Windjammerとは大型の帆船という意味で、店の外観もインテリアも帆船がモチーフ。
Jazzの生演奏があり、外国人たちはほとんど立ち飲み。
学生には、そんな大人の世界が滅茶苦茶かっこ良く映ったのです。
同じ頃、中華街界隈の裏通りには、プロっぽいマダムがやっている戦後の雰囲気漂う古いJazzバーがまだ残っていて、場違いを承知の上で訪れてみたりもしました。
- ウィンドジャマーのマッチ
- 30年以上前のマッチとは思えないデザイン
GeniusⅡ(渋谷)
渋谷道玄坂小路にあった伝説のジャズ喫茶。
渋谷が109やパルコで賑やかになり出した頃、中野の方に移転されたそうです。
Star Dust(東神奈川)
横浜市千若町2丁目1
https://www.facebook.com/BarStardustOfficial/
隣のPole Starと共にドラマや映画のロケ地として使われることが多いバー。
東神奈川の米軍港湾施設(ノース・ピア)に通じる橋の手前にあります。
貧乏学生は暗い夜道を東神奈川駅から歩いて行くのですが、周囲には目立つ建物もなく、Star Dust と Pole Star のネオンサインが煌々と輝くのを見つけると心が躍ったものでした。

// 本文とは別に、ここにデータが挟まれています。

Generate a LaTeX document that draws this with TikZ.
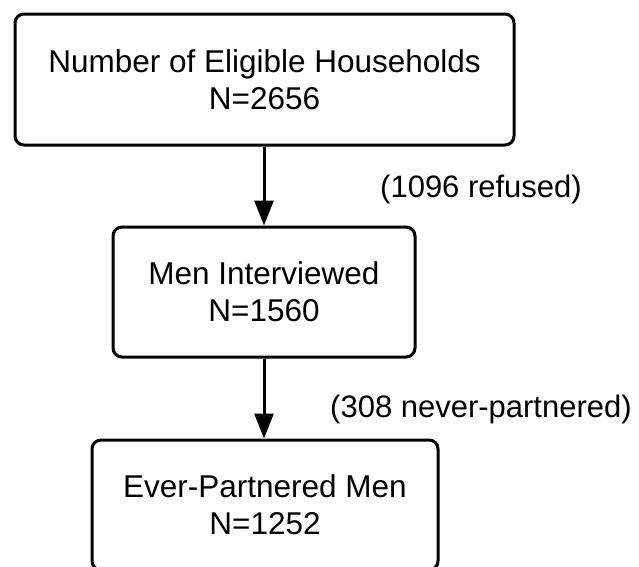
\documentclass[tikz,border=0pt]{standalone}
\usepackage{fontspec}
\setmainfont{Liberation Sans}
\usetikzlibrary{arrows.meta}
\begin{document}
\begin{tikzpicture}[x=1pt,y=-1pt,
  box/.style={draw=black, line width=3pt, rounded corners=9pt, align=center,
    inner sep=0pt, font=\fontsize{31.5}{37}\selectfont},
  lbl/.style={anchor=base west, inner sep=0pt, font=\fontsize{31}{37}\selectfont},
  flow/.style={line width=3pt, -{Triangle[length=25pt,width=19pt]}}]
\clip (0,0) rectangle (639,566);
\fill[white] (0,0) rectangle (639,566);
\node[box, minimum width=499pt, minimum height=131pt] (b1) at (264.5,79.5)
  {Number of Eligible Households\\N=2656};
\node[box, minimum width=302pt, minimum height=130pt] (b2) at (264,292)
  {Men Interviewed\\N=1560};
\node[box, minimum width=346pt, minimum height=130pt] (b3) at (265,505)
  {Ever-Partnered Men\\N=1252};
\draw[flow] (b1.south -| b2.north) -- (b2.north);
\draw[flow] (b2.south) -- (b3.north -| b2.south);
\node[lbl] (l1) at (380,197) {(1096 refused)};
\node[lbl] (l2) at (330,417) {(308 never-partnered)};
\end{tikzpicture}
\end{document}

Pole Starの方は貸切専用で、大学の先輩が結婚パーティでここを使いました。
店内もアメリカンオールディーズ一色です。
花嫁が持っていた白い”カラー”のブーケと、外に係留されたボートが揺れる波にあわせてギー、ギーと鳴っていたのを未だに覚えています。
- この配色がたまりません
- ジュークボックスの音楽にあわせて踊る女性?
スカラ座(新宿)
1954年に開業した伝説の名曲喫茶。マッチの住所は「新宿歌舞伎町(コマ劇前)」。
外壁いっぱいに蔦がからまった不思議な空間でした。
現在は移転してしまっているとのこと。
- コマ劇場そばにあった頃のスカラ座マッチ。オペラを意識したデザインかな
- 他のマッチと同様に保管していたのに新品同様でした
Cafe Lotus(バリ島)
Jalan Raya Ubud, Bali, Indonesia 80571
http://www.cafelotusubud.com/
- このヌルさも魅力
- 裏は系列店用みたいです
バリ島Ubudにあるカフェレストラン。まだ健在のようです!
アジア系の食事は苦手で、近くに日本食レストランもありましたが高くて不味い。
そこで、Ubudにいる間お世話になったのが カフェロータスのポテトサラダとトマトスープでした。
日本で食べるポテトサラダと同じ味だったんですよ。
バリの古い遺跡のような場所にあり、庭には店名由来と思われるハス池がありました。
他のメニューは食べていないので味は不明。
マッチの裏は、系列店のバーのようです。
マッチは立派な文化
こうやってみると、マッチって凄い!
小さな四角いスリーブの箱に、そのお店やホテルの世界が凝縮されているのです。
そして1/3世紀という時間を経てなお、当時の空気を運んでくれます。
マッチのコストもばかにならないのに、コーヒー一杯で持っていかれたら店側も大迷惑だったことでしょう、、上記のお店の皆様、本当に申し訳ありませんでした。